_WHAT THE TASK ASKS:_ Repeat the material exactly from its first line to the line that includes "error = [35, 113, 166, 53, 117, 150, 52]". Skip pictures.
— begin SOURCE EXCERPT —
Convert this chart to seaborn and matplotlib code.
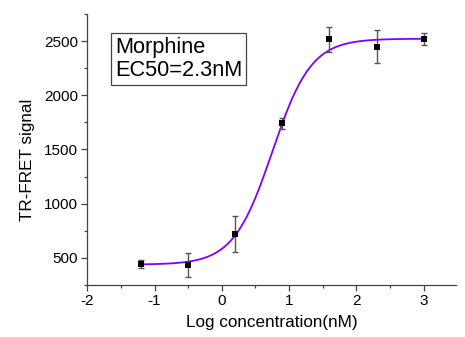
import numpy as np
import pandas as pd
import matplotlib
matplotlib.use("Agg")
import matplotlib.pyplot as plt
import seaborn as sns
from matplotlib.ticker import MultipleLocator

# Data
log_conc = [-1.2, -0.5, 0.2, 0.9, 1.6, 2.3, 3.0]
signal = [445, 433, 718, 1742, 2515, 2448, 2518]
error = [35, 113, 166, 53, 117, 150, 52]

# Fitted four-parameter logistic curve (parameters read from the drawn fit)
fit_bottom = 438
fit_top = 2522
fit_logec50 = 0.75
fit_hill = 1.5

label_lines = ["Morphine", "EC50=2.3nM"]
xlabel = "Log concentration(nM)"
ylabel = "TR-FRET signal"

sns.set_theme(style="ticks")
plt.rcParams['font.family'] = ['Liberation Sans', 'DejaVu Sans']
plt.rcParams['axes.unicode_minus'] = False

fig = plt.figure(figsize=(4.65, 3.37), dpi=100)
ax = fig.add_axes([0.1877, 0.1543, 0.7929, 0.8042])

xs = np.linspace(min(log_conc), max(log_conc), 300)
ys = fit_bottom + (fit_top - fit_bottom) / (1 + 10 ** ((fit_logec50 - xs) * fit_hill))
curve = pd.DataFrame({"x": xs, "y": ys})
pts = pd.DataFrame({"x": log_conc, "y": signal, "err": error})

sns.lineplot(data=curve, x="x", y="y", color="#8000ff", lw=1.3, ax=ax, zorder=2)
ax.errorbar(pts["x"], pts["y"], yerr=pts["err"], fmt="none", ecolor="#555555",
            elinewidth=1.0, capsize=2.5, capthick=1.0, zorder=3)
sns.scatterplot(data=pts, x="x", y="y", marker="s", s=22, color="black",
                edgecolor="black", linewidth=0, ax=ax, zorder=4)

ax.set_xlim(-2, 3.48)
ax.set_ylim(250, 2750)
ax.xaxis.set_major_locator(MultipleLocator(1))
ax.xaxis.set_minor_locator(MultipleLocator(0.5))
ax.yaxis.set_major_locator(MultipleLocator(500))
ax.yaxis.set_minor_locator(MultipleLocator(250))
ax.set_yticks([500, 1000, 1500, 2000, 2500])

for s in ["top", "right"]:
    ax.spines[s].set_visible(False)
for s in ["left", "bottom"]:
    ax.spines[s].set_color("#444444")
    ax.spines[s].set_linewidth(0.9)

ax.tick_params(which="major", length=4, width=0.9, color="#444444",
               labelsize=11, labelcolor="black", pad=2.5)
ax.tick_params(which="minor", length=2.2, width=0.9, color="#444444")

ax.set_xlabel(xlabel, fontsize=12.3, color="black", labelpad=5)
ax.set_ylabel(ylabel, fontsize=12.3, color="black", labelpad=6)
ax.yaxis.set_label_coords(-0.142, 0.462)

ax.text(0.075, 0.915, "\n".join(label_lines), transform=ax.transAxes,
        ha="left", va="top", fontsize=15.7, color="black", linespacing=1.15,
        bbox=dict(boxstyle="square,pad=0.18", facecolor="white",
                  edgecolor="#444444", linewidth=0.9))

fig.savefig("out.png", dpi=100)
— end SOURCE EXCERPT —
_SOLUTION FOR THIS TASK:_
Convert this chart to seaborn and matplotlib code.
import numpy as np
import pandas as pd
import matplotlib
matplotlib.use("Agg")
import matplotlib.pyplot as plt
import seaborn as sns
from matplotlib.ticker import MultipleLocator

# Data
log_conc = [-1.2, -0.5, 0.2, 0.9, 1.6, 2.3, 3.0]
signal = [445, 433, 718, 1742, 2515, 2448, 2518]
error = [35, 113, 166, 53, 117, 150, 52]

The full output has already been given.